**Written task**
Print the listing from its top line through the line containing "from bokeh.resources import INLINE", nothing more, and leave out the pictures.

------ Excerpted records

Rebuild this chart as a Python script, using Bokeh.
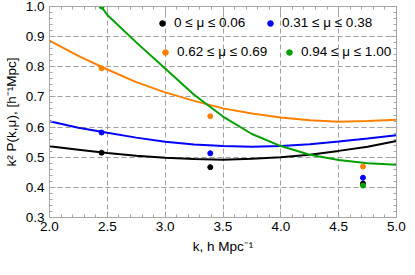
from bokeh.plotting import figure
from bokeh.models import (Range1d, SingleIntervalTicker, LinearAxis,
                          PrintfTickFormatter, CustomJSTickFormatter,
                          Legend, LegendItem)
from bokeh.embed import file_html
from bokeh.resources import INLINE

# ---- data ----
k_curve = [2.0, 2.25, 2.5, 2.75, 3.0, 3.25, 3.5, 3.75, 4.0, 4.25, 4.5, 4.75, 5.0]
black_curve = [0.536, 0.525, 0.514, 0.505, 0.498, 0.494, 0.492, 0.495, 0.500, 0.508, 0.521, 0.535, 0.554]
blue_curve = [0.619, 0.598, 0.581, 0.565, 0.551, 0.542, 0.537, 0.535, 0.537, 0.543, 0.552, 0.562, 0.573]
orange_curve = [0.887, 0.836, 0.791, 0.749, 0.715, 0.687, 0.662, 0.645, 0.632, 0.623, 0.618, 0.620, 0.624]
k_green_curve = [2.446, 2.5, 2.75, 3.0, 3.25, 3.5, 3.75, 4.0, 4.25, 4.5, 4.75, 5.0]
green_curve = [1.0, 0.972, 0.881, 0.794, 0.707, 0.635, 0.577, 0.537, 0.508, 0.491, 0.480, 0.475]

k_pts = [2.45, 3.39, 4.71]
black_pts = [0.515, 0.467, 0.413]
blue_pts = [0.582, 0.513, 0.432]
orange_pts = [0.795, 0.636, 0.469]
k_green_pts = [2.45, 4.71]
green_pts = [1.0, 0.406]

labels = ["0 \u2264 \u03bc \u2264 0.06", "0.31 \u2264 \u03bc \u2264 0.38",
          "0.62 \u2264 \u03bc \u2264 0.69", "0.94 \u2264 \u03bc \u2264 1.00"]
colors = ["#000000", "#0000ff", "#ff8000", "#00a000"]

FONT = "Liberation Sans"
FS = "13.5px"
frame_col = "#a6a6a6"

p = figure(width=407, height=259, output_backend="svg", toolbar_location=None,
           x_range=Range1d(2.0, 5.0), y_range=Range1d(0.3, 1.0),
           min_border_left=44, min_border_right=11, min_border_top=6,
           min_border_bottom=42, background_fill_color="white",
           outline_line_color=None)

def style_axis(ax, labels_on=True):
    ax.axis_line_color = frame_col
    ax.major_tick_line_color = frame_col
    ax.minor_tick_line_color = frame_col
    ax.major_tick_in = 6
    ax.major_tick_out = 0
    ax.minor_tick_in = 3
    ax.minor_tick_out = 0
    if labels_on:
        ax.major_label_text_font = FONT
        ax.major_label_text_font_size = FS
        ax.major_label_text_color = "black"
        ax.axis_label_text_font = FONT
        ax.axis_label_text_font_size = FS
        ax.axis_label_text_font_style = "normal"
        ax.axis_label_text_color = "black"
    else:
        ax.formatter = CustomJSTickFormatter(code="return ''")
        ax.major_label_standoff = 0

xt = SingleIntervalTicker(interval=0.5, num_minor_ticks=5)
yt = SingleIntervalTicker(interval=0.1, num_minor_ticks=5)

p.xaxis.ticker = xt
p.yaxis.ticker = yt
p.xaxis.formatter = PrintfTickFormatter(format="%.1f")
p.yaxis.formatter = PrintfTickFormatter(format="%.1f")
for ax in p.xaxis:
    style_axis(ax)
    ax.major_label_standoff = 4
    ax.axis_label = "k, h Mpc\u207b\u00b9"
    ax.axis_label_standoff = 5
for ax in p.yaxis:
    style_axis(ax)
    ax.major_label_standoff = 5
    ax.axis_label = "k\u00b2 P(k,\u03bc), [h\u207b\u00b9Mpc]"
    ax.axis_label_standoff = 4

rax = LinearAxis(ticker=SingleIntervalTicker(interval=0.1, num_minor_ticks=5))
style_axis(rax, labels_on=False)
p.add_layout(rax, "right")
tax = LinearAxis(ticker=SingleIntervalTicker(interval=0.5, num_minor_ticks=5))
style_axis(tax, labels_on=False)
p.add_layout(tax, "above")

p.xgrid.ticker = xt
p.ygrid.ticker = yt
for g in (p.xgrid, p.ygrid):
    g.grid_line_color = "#a0a0a0"
    g.grid_line_dash = "5 3"
    g.grid_line_width = 1

# curves
p.line(k_curve, black_curve, line_color=colors[0], line_width=2)
p.line(k_curve, blue_curve, line_color=colors[1], line_width=2)
p.line(k_curve, orange_curve, line_color=colors[2], line_width=2)
p.line(k_green_curve, green_curve, line_color=colors[3], line_width=2)

# points
r_black = p.scatter(k_pts, black_pts, size=5, color=colors[0])
r_blue = p.scatter(k_pts, blue_pts, size=5, color=colors[1])
r_orange = p.scatter(k_pts, orange_pts, size=5, color=colors[2])
r_green = p.scatter(k_green_pts, green_pts, size=5, color=colors[3])

def add_leg(r, label, loc):
    leg = Legend(items=[LegendItem(label=label, renderers=[r])], location=loc,
                 padding=0, margin=0, spacing=0, glyph_width=14, glyph_height=14,
                 label_height=14, label_standoff=5, label_text_font=FONT,
                 label_text_font_size=FS, label_text_color="black",
                 border_line_color=None, background_fill_alpha=0)
    p.add_layout(leg, "center")

add_leg(r_black, labels[0], (106, 187))
add_leg(r_blue, labels[1], (214, 187))
add_leg(r_orange, labels[2], (109, 158))
add_leg(r_green, labels[3], (233, 158))

open("out.html", "w").write(file_html(p, INLINE))
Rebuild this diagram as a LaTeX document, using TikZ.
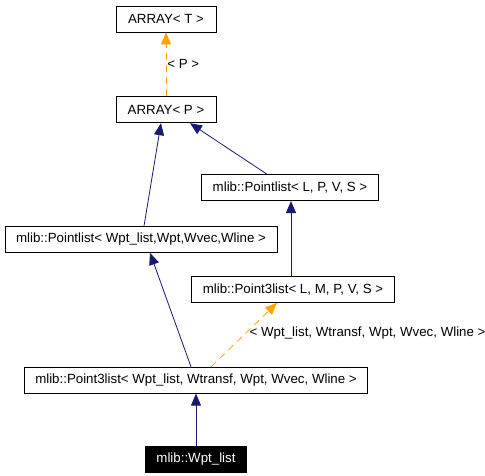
\documentclass[tikz,border=0pt]{standalone}
\usepackage{fontspec}
\setmainfont{Liberation Sans}
\usetikzlibrary{arrows.meta, positioning}
\definecolor{edgeblue}{RGB}{25,25,112}
\definecolor{edgeorange}{RGB}{255,165,0}

\begin{document}
\begin{tikzpicture}[
			x = 1pt, y = 1pt,
			font = \fontsize{13.3}{16}\selectfont,
			classblock/.style = {rectangle, draw, line width=0.8pt, fill=white,
					minimum width=100pt, minimum height=26pt, inner xsep=11pt, inner ysep=0pt},
			activeblock/.style = {classblock, fill=black, text=white},
			line/.style = {draw, edgeblue, line width=0.8pt, -{Triangle[length=12pt, width=10pt]}},
			tline/.style = {draw, edgeorange, line width=0.8pt, dash pattern=on 7pt off 5pt,
					-{Triangle[length=12pt, width=10pt]}},
			edgelabel/.style = {text=black, inner sep=0pt},
		]
		\useasboundingbox (0,0) rectangle (485,-475);

		% Template base classes
		\node [classblock] (arrayT) at (166,-19) {ARRAY< T >};
		\node [classblock, below=64pt of arrayT] (arrayP) {ARRAY< P >};

		% Point lists
		\node [classblock, below=51pt of arrayP, xshift=124pt] (pointlistLPVS) {mlib::Pointlist< L, P, V, S >};
		\node [classblock, below=25pt of pointlistLPVS, xshift=-149pt] (pointlistW) {mlib::Pointlist< Wpt\_list,Wpt,Wvec,Wline >};

		% Point3 lists
		\node [classblock, below=75pt of pointlistLPVS, xshift=3pt] (pointthreeLMPVS) {mlib::Point3list< L, M, P, V, S >};
		\node [classblock, below=64pt of pointthreeLMPVS, xshift=-97pt] (pointthreeW) {mlib::Point3list< Wpt\_list, Wtransf, Wpt, Wvec, Wline >};

		% Documented class
		\node [activeblock, below=52pt of pointthreeW] (wptlist) {mlib::Wpt\_list};

		% Draw arrows
		\path [tline] (arrayP) -- (arrayT)
			node [edgelabel, pos=0.5, right, xshift=1pt] {< P >};
		\path [line] ([xshift=3pt]pointlistW.north) -- ([xshift=-5pt]arrayP.south);
		\path [line] ([xshift=-23pt]pointlistLPVS.north) -- ([xshift=24pt]arrayP.south);
		\path [line] ([xshift=-2pt]pointthreeLMPVS.north) -- ([xshift=1pt]pointlistLPVS.south);
		\path [line] ([xshift=-5pt]pointthreeW.north) -- ([xshift=9pt]pointlistW.south);
		\path [tline] ([xshift=15pt]pointthreeW.north) -- ([xshift=-16pt]pointthreeLMPVS.south)
			node [edgelabel, pos=0.52, right, xshift=4pt] {< Wpt\_list, Wtransf, Wpt, Wvec, Wline >};
		\path [line] (wptlist) -- (pointthreeW);
	\end{tikzpicture}
\end{document}
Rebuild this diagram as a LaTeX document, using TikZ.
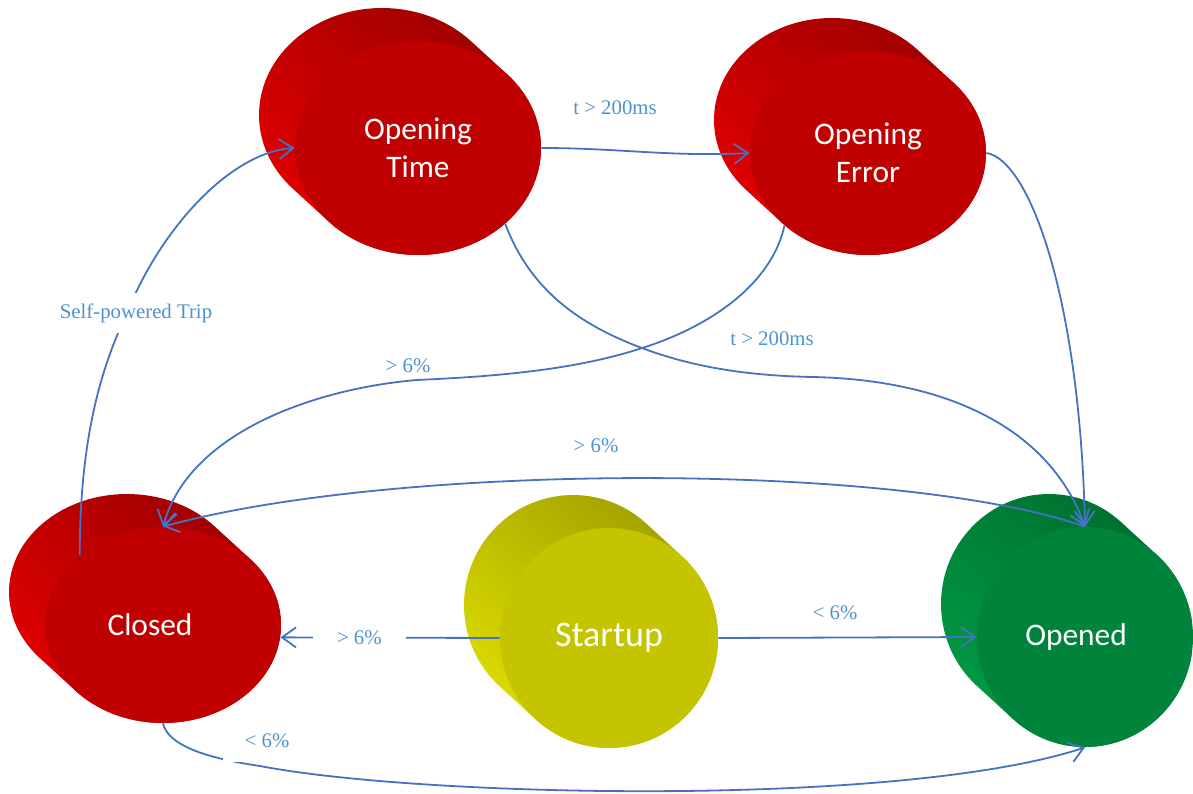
\documentclass[tikz,border=0pt]{standalone}
\usepackage{fontspec}
\setmainfont{Liberation Serif}
\newfontfamily\nodefont{Carlito}
\usetikzlibrary{arrows.meta,shapes.geometric}
\definecolor{lineblue}{RGB}{70,114,196}
\definecolor{lblblue}{RGB}{78,146,208}
\definecolor{redfront}{RGB}{192,0,0}
\definecolor{redlight}{RGB}{230,0,0}
\definecolor{reddark}{RGB}{155,0,0}
\definecolor{yelfront}{RGB}{196,196,0}
\definecolor{yellight}{RGB}{224,224,0}
\definecolor{yeldark}{RGB}{158,158,0}
\definecolor{grnfront}{RGB}{0,132,60}
\definecolor{grnlight}{RGB}{0,156,68}
\definecolor{grndark}{RGB}{0,108,46}
\tikzset{
  state/.style={ellipse, inner sep=0pt, text=white, align=center},
  conn/.style={draw=lineblue, line width=0.9pt, -{Straight Barb[length=7pt,width=10pt]}},
  lbl/.style={text=lblblue, font=\fontsize{10.4}{12}\selectfont},
  gaplbl/.style={lbl, fill=white},
}
% #1 name, #2 cx, #3 cy, #4 rx, #5 ry, #6 colour prefix, #7 font size, #8 text
\newcommand{\cylnode}[8]{%
  \pgfmathsetmacro{\tA}{atan2(36*#5,-33*#4)}%
  \pgfmathsetmacro{\tB}{\tA+180}%
  \pgfmathsetmacro{\tC}{\tA+360}%
  \pgfmathsetmacro{\ax}{#2-36+#4*cos(\tA)}%
  \pgfmathsetmacro{\ay}{#3-33+#5*sin(\tA)}%
  \pgfmathsetmacro{\bx}{#2+#4*cos(\tB)}%
  \pgfmathsetmacro{\by}{#3+#5*sin(\tB)}%
  \shade[top color=#6dark, bottom color=#6light, shading angle=-40]
    (\ax,\ay) arc[start angle=\tA, end angle=\tB, x radius=#4, y radius=#5]
    -- (\bx,\by) arc[start angle=\tB, end angle=\tC, x radius=#4, y radius=#5] -- cycle;
  \node[state, fill=#6front, minimum width=#4pt, minimum height=#5pt,
        font=\nodefont\fontsize{#7}{19}\selectfont] (#1) at (#2,#3) {#8};
}
\begin{document}
\begin{tikzpicture}[x=0.5pt,y=-0.5pt]
\fill[white] (0,0) rectangle (1193,793);
\useasboundingbox (0,0) rectangle (1193,793);

\cylnode{ot}{418}{148}{123}{107}{red}{15.7}{Opening\\Time}
\cylnode{oe}{868}{153}{118}{102}{red}{15.7}{Opening\\Error}
\cylnode{cl}{163}{625}{118}{98}{red}{15.7}{\hspace*{-13pt}Closed}
\cylnode{st}{609}{638}{109}{110}{yel}{18}{Startup}
\cylnode{op}{1085}{637}{108}{110}{grn}{15.7}{\hspace*{-9pt}Opened}

% Closed -> Opening Time
\draw[conn] (cl.140) .. controls (80,440) and (100,370) .. (127,313)
  node[gaplbl, inner xsep=2pt, inner ysep=5pt, xshift=4.5pt] (lsp) {Self-powered Trip}
  .. controls (160,230) and (230,152) .. (ot.180);

% Opening Time -> Opening Error
\draw[conn] (ot.0) .. controls (620,148) and (670,157) .. (oe.180);
\node[lbl] (l1) at (615,108) {t > 200ms};

% Opening Time -> Opened
\draw[conn] (ot.-41) .. controls (530,290) and (580,325) .. (642,348)
  .. controls (700,370) and (760,376) .. (813,377)
  .. controls (950,380) and (1050,430) .. (op.90);
\node[lbl] (l2) at (772,339) {t > 200ms};

% Opening Error -> Closed
\draw[conn] (oe.-139) .. controls (770,290) and (700,330) .. (642,348)
  .. controls (570,372) and (480,377) .. (417,380)
  .. controls (320,388) and (190,430) .. (cl.90);
\node[lbl] (l3) at (408,366) {> 6\%};

% Opening Error -> Opened
\draw[conn] (oe.0) .. controls (1030,160) and (1080,300) .. (op.90);

% Opened -> Closed
\draw[conn] (op.90) .. controls (900,462) and (400,462) .. (cl.90);
\node[lbl] (l4) at (596,446) {> 6\%};

% Startup -> Closed
\draw[conn] (st.180) -- node[gaplbl, pos=0.64, inner xsep=12pt, inner ysep=1pt] (l5) {> 6\%} (cl.-6);

% Startup -> Opened
\draw[conn] (st.0) -- (op.180);
\node[lbl] (l6) at (835,613) {< 6\%};

% Closed -> Opened
\draw[conn] (cl.-90) .. controls (168,745) and (205,758) .. (260,766)
  .. controls (420,797) and (900,808) .. (op.-90);
\node[gaplbl, inner xsep=11pt, inner ysep=7pt] (l7) at (267,741) {< 6\%};
\end{tikzpicture}
\end{document}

------------

**Solution to the exercise**
Rebuild this chart as a Python script, using Bokeh.
from bokeh.plotting import figure
from bokeh.models import (Range1d, SingleIntervalTicker, LinearAxis,
                          PrintfTickFormatter, CustomJSTickFormatter,
                          Legend, LegendItem)
from bokeh.embed import file_html
from bokeh.resources import INLINE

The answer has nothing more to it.